For several years now, particularly with the current state of the US economy, people all over the internet have been adamant about their claims of a major economic collapse, providing a convenient solution as well — precious metals. Wild claims are cited, such as gold reaching $10,000 per troy ounce and silver $1,000, promising huge returns and urging immediate investment. Is there not a contradiction? In an economic collapse, where the dollar would be virtually devalued (though some argue that, being the world’s reserve currency, it just can’t happen), those gains in dollar value would be meaningless. Precious metals ought to be used as hedges against the hyperinflation a currency would experience during the aforementioned economic collapse. Even though there are indicators that suggest the supply of silver may be overstated, the laws of supply and demand would make silver mining profitable enough (as well as other PM’s) to resume on a larger scale once more. Hypothetically, keeping a good watch on the market conditions may give people a chance to sell their precious metals before the supply reaches demand once more, but that is hardly something that can be expected of the majority of precious metal owners.
Therefore, the advocates of investment in precious metals ought to be citing inflation hedging and not easy profit. Videos are constantly put up on YouTube which proclaim the end of the dollar and allude to a near-Armageddon scenario — they are meant to incite fear, not to provoke reason. Feeding on this fear are companies and individuals who are more than happy to sell many silver coins and bullion bars for way over precious metal spot price.

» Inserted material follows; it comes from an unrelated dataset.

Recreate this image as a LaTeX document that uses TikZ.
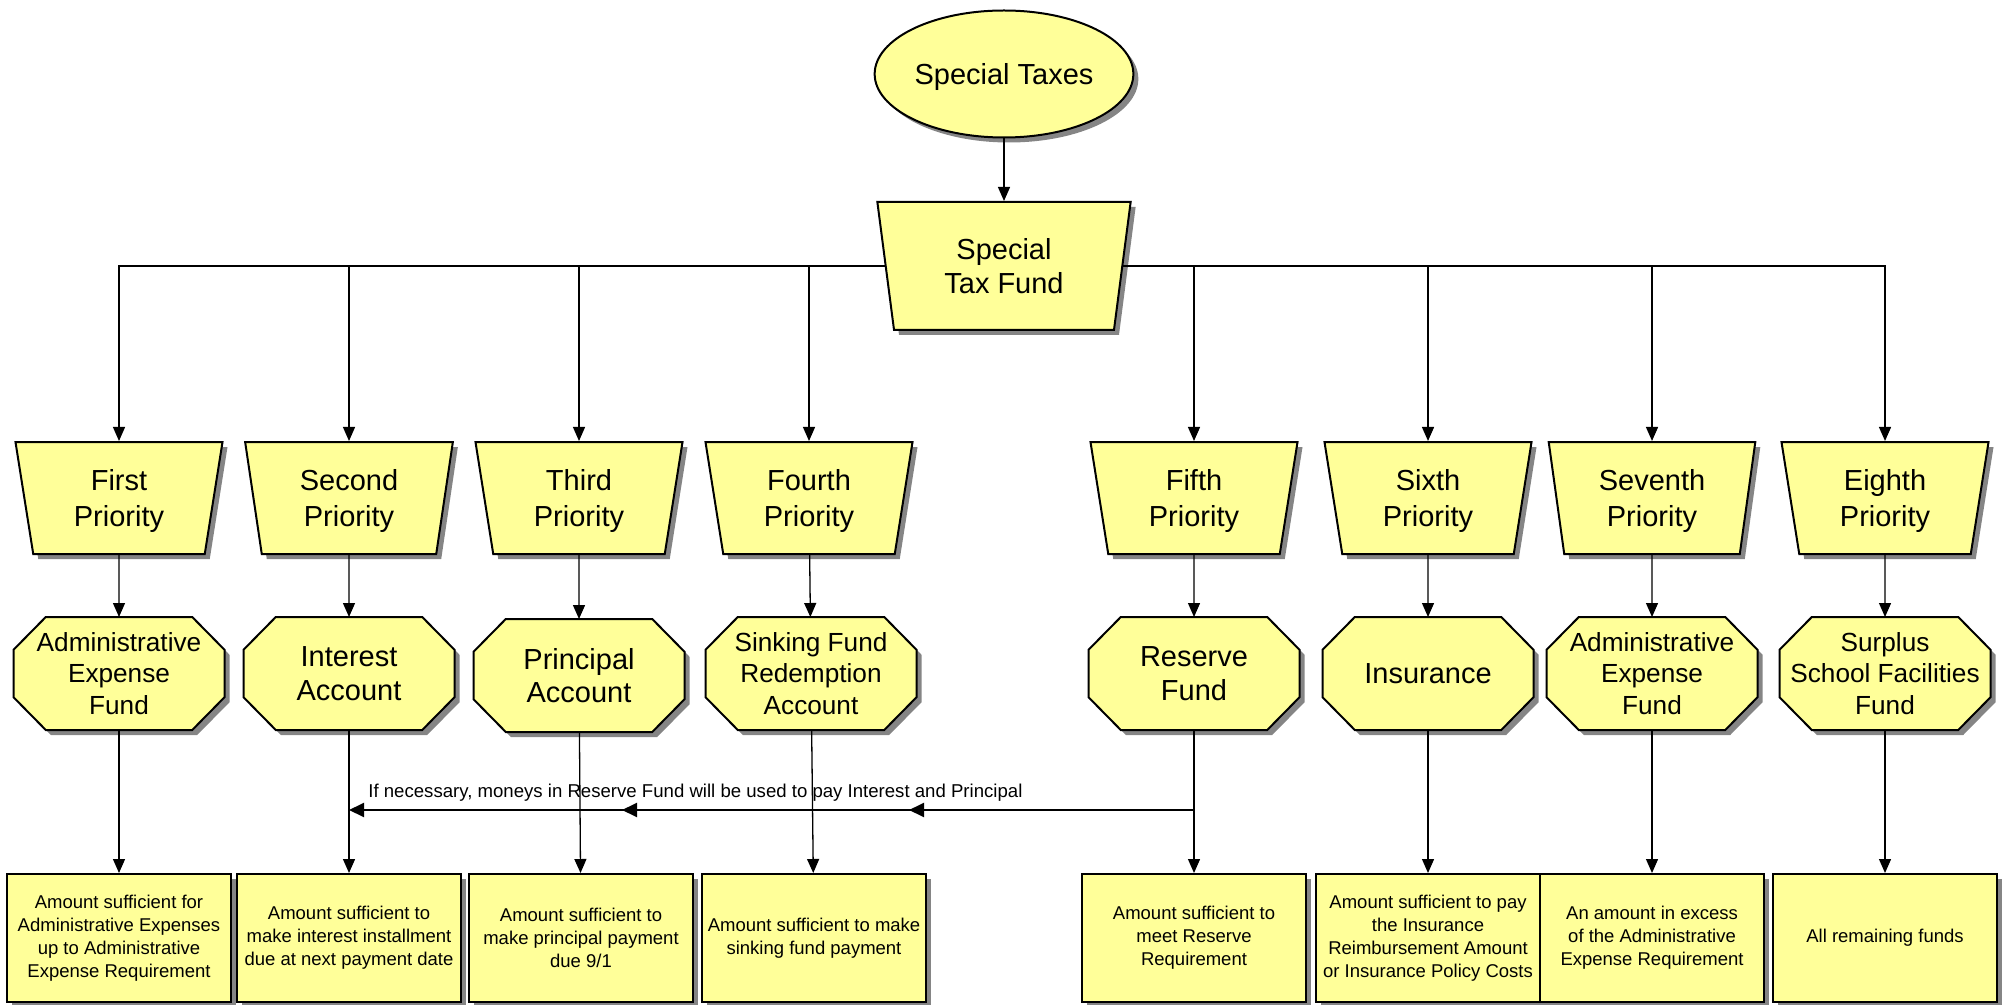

This is not to say that precious metals are entirely immune to inflation. If a large amount of gold would suddenly be introduced into the market, its value would undoubtedly decrease. However, it’s much easier to print fiat currency than to acquire gold at nearly no cost. Thus, the value both types of currency hold — hard currency and fiat currency — still depends on the amount in circulation. The point is a bit more complicated with regards to fiat currency as there is virtually nothing to back up the dollar expect people’s confidence in it, but the concept still applies.